The goods news is that interest rates of home loans are available for bargain – unofficially though. Banks and housing finance companies (HFCs) are willing to bend and lower interest rates if you are ready for hard negotiation. Already they are charging differential rates for new and old floating rate customers.
Take for instance, the “Monsoon Hungama” offer of HDFC for its new customers. According to the offer, only new customers would get 0.25 percent discount on home loans. Old customers, however, do not have any benefit from this offer. They will continue to pay 11.25 percent p.a. on floating home loans even as new customers got a tad better deal at 11 percent.
Home loans rates typically follow the interest rates of the economy. So, if say the benchmark interest rates (say 10 year government bond yield) move up, home loan rates follow suit and vice versa. But in the past one year, the banks got pragmatic. While they increased the rate for new customers, they didn’t raise the rates as much for the existing customers fearing default.

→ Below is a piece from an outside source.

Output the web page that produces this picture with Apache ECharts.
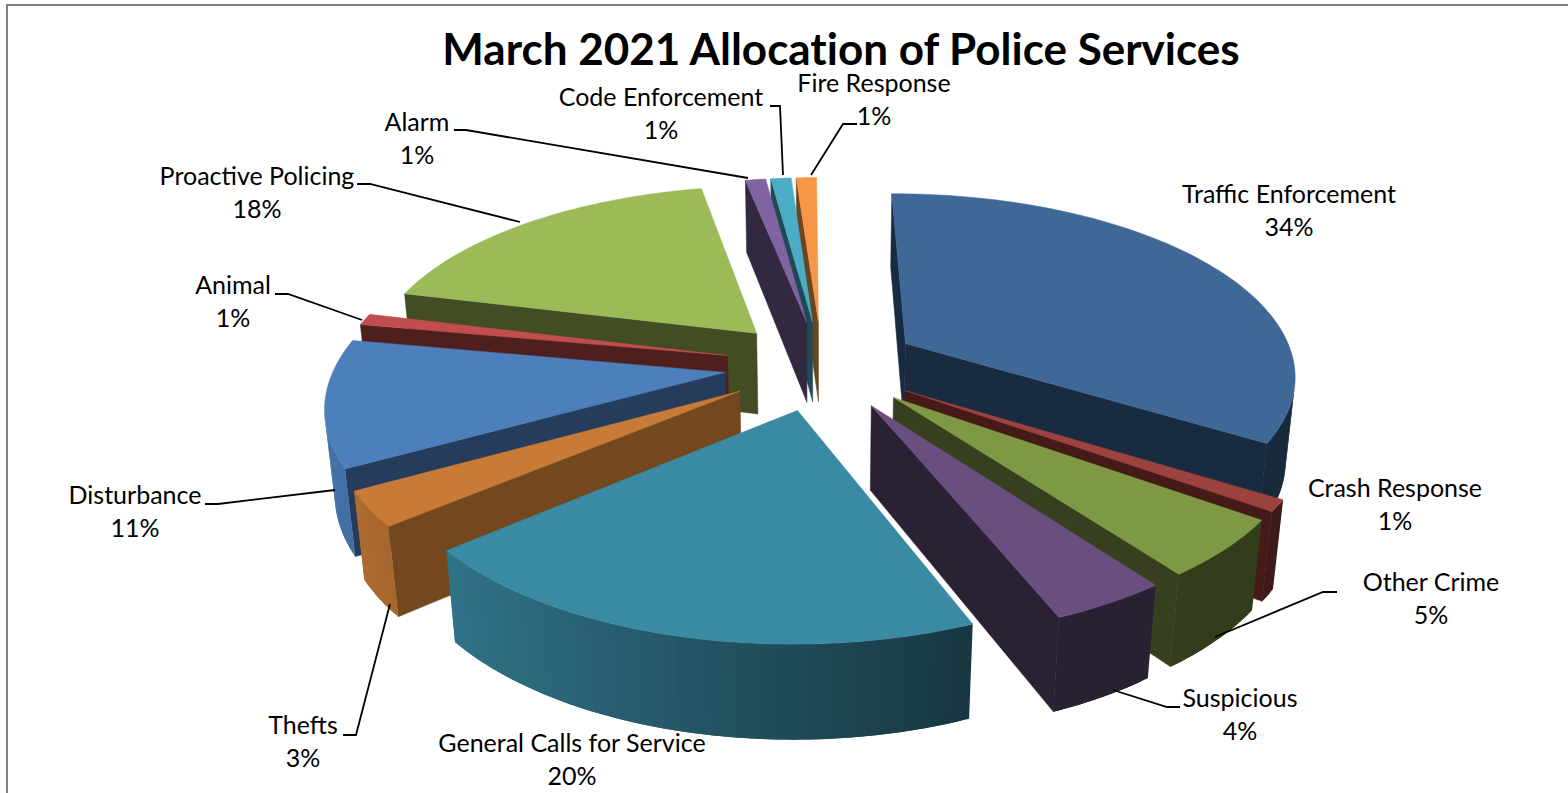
<!DOCTYPE html>
<html>
<head>
<meta charset="utf-8">
<style>
html,body{margin:0;padding:0;background:#fff}
#chart{width:1568px;height:793px}
#chart text{font-variant-ligatures:none}
</style>
<script src="https://cdn.jsdelivr.net/npm/echarts@6/dist/echarts.min.js"></script>
</head>
<body>
<div id="chart"></div>
<script>
// Service categories, clockwise from twelve o'clock, and their share in percent
const categories = ['Traffic Enforcement','Crash Response','Other Crime','Suspicious','General Calls for Service','Thefts','Disturbance','Animal','Proactive Policing','Alarm','Code Enforcement','Fire Response'];
const shares = [34,1,5,4,20,3,11,1,18,1,1,1];

// Face colours for each slice
const topColors  = ['#3f6897','#9c423f','#7e9946','#684f80','#3a8aa3','#c77b36','#4c7fbb','#bf4e4c','#9bbb59','#8064a2','#4bacc6','#f79646'];
const wallColors = ['#182b40','#451a19','#36401f','#2a2135','#1f4a55','#74481f','#263c5c','#4f1f1e','#424d23','#322840','#1f4a55','#6b451f'];

// Label centres (first line) and leader polylines
const labelCenters = [[1289,193],[1395,487],[1431,581],[1240,697],[572,742],[303,724],[135,494],[233,284],[257,175],[417,121],[661,96],[874,82]];
const leaders = [null,null,
  [[1337,592],[1323,592],[1215,637]],
  [[1180,707],[1167,707],[1113,690]],
  null,
  [[343,735],[356,735],[390,604]],
  [[205,504],[218,504],[335,490]],
  [[275,294],[288,294],[362,320]],
  [[357,184],[370,184],[520,222]],
  [[454,130],[466,130],[748,178]],
  [[770,106],[780,106],[783,175]],
  [[857,124],[843,124],[811,175]]];

// Projection of the exploded pie: unit disc, explosion, perspective and wall height
const view = {cx:822, cy:365, rx:390, ry:180, persp:0.16, explode:0.25, height:84, floor:0.02, rotate:-0.4};
const rad = Math.PI/180;
const total = shares.reduce((a,b)=>a+b,0);
const cumulative = shares.reduce((acc,v)=>{acc.push(acc[acc.length-1]+v);return acc;},[0]);

function project(X,Y,lower){
  const s = 1/(1 - view.persp*Y + (lower?view.floor:0));
  return [view.cx + view.rx*X*s, view.cy + (view.ry*Y + (lower?view.height:0))*s];
}
function shade(hex,f){
  const n = parseInt(hex.slice(1),16);
  const c = [n>>16,(n>>8)&255,n&255].map(v=>Math.round(v*f));
  return `rgb(${c[0]},${c[1]},${c[2]})`;
}
function polygon(points,color,outline){
  return {type:'polygon',shape:{points},style:{fill:color,stroke:outline?color:'none',lineWidth:outline?0.5:0}};
}
// signed screen area; its sign tells which way a wall faces
function area(pts){
  let a=0;
  pts.forEach((p,k)=>{const q=pts[(k+1)%pts.length];a+=p[0]*q[1]-q[0]*p[1];});
  return a;
}

function renderSlice(params,api){
  const i = api.value(0);
  const a0 = cumulative[i]/total*360 + view.rotate;
  const a1 = a0 + api.value(1)/total*360;
  const mid = (a0+a1)/2*rad;
  const ox = view.explode*Math.sin(mid), oy = -view.explode*Math.cos(mid);
  const rim = [];
  const steps = Math.max(2,Math.ceil(a1-a0));
  for(let k=0;k<=steps;k++){
    const t = (a0+(a1-a0)*k/steps)*rad;
    rim.push({x:ox+Math.sin(t),y:oy-Math.cos(t),t});
  }
  const children = [];
  const apexTop = project(ox,oy,false), apexLow = project(ox,oy,true);
  const wall = p => [apexTop,project(p.x,p.y,false),project(p.x,p.y,true),apexLow];
  // radial walls, only where they face the viewer
  const wallStart = wall(rim[0]), wallEnd = wall(rim[steps]);
  if(area(wallStart)<0) children.push(polygon(wallStart,wallColors[i],true));
  if(area(wallEnd)>0) children.push(polygon(wallEnd,wallColors[i],true));
  // rim wall lit from the left; each band overlaps the next one so no seams show
  for(let k=0;k<steps;k++){
    const p=rim[k],q=rim[k+1],r=rim[Math.min(k+2,steps)];
    const band=[project(p.x,p.y,false),project(q.x,q.y,false),project(q.x,q.y,true),project(p.x,p.y,true)];
    if(area(band)>=0) continue;
    const f=Math.max(0.4,Math.min(0.92,0.54-0.38*Math.sin((p.t+q.t)/2)));
    children.push(polygon([band[0],project(q.x,q.y,false),project(r.x,r.y,false),project(r.x,r.y,true),band[2],band[3]],shade(topColors[i],f),false));
  }
  // top face
  children.push(polygon([apexTop].concat(rim.map(p=>project(p.x,p.y,false))),topColors[i],true));
  return {type:'group',children};
}

function renderLabel(params,api){
  const i = api.value(0);
  const [x,y] = labelCenters[i];
  const font = '25px Lato, "Open Sans", sans-serif';
  const text = (t,ty)=>({type:'text',style:{text:t,x,y:ty,align:'center',verticalAlign:'middle',font,fill:'#000'}});
  const children = [text(categories[i],y),text(api.value(1)+'%',y+33)];
  if(leaders[i]) children.push({type:'polyline',shape:{points:leaders[i]},style:{fill:'none',stroke:'#000',lineWidth:1.8}});
  return {type:'group',children};
}

// far slices are drawn first so nearer ones overlap them
const depth = i => -Math.cos((cumulative[i]+shares[i]/2)/total*2*Math.PI);
const drawOrder = categories.map((_,i)=>i).sort((a,b)=>depth(a)-depth(b));

const chart = echarts.init(document.getElementById('chart'),null,{renderer:'svg'});
chart.setOption({
  animation:false,
  backgroundColor:'#fff',
  title:{text:'March 2021 Allocation of Police Services',left:836,top:43,textAlign:'center',textVerticalAlign:'middle',
    textStyle:{fontFamily:'Lato, "Open Sans", sans-serif',fontWeight:'bold',fontSize:44,color:'#000'}},
  graphic:[{type:'polyline',silent:true,shape:{points:[[7,793],[7,5],[1568,5]]},style:{fill:'none',stroke:'#808080',lineWidth:2}}],
  series:[
    {type:'custom',name:'slices',coordinateSystem:'none',silent:true,z:2,renderItem:renderSlice,
      data:drawOrder.map(i=>({name:categories[i],value:[i,shares[i]]}))},
    {type:'custom',name:'labels',coordinateSystem:'none',silent:true,z:3,renderItem:renderLabel,
      data:categories.map((c,i)=>({name:c,value:[i,shares[i]]}))}
  ]
});
</script>
</body>
</html>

Industry experts say that typically with every 0.25 percent increase in cost of funds, a bank increases the interest rates by 0.5 percent. However, the bank lowers the rate by around 0.25 percent only if the cost of funds falls by 0.5-0.6 percent
As a retired banker explains, “The last 1 percent hike in home loan rates could have been avoided by the banks/HFCs. Even now the banks/HFCs can lower the rates at least by 0.25 percent. But they are waiting and watching the market.”
He added that banks may look at lowering the rates, by 0.25-0.5 percent, in the festive season. That’s the time typically customers look at fresh investments in real estate. The monsoon is the lull period.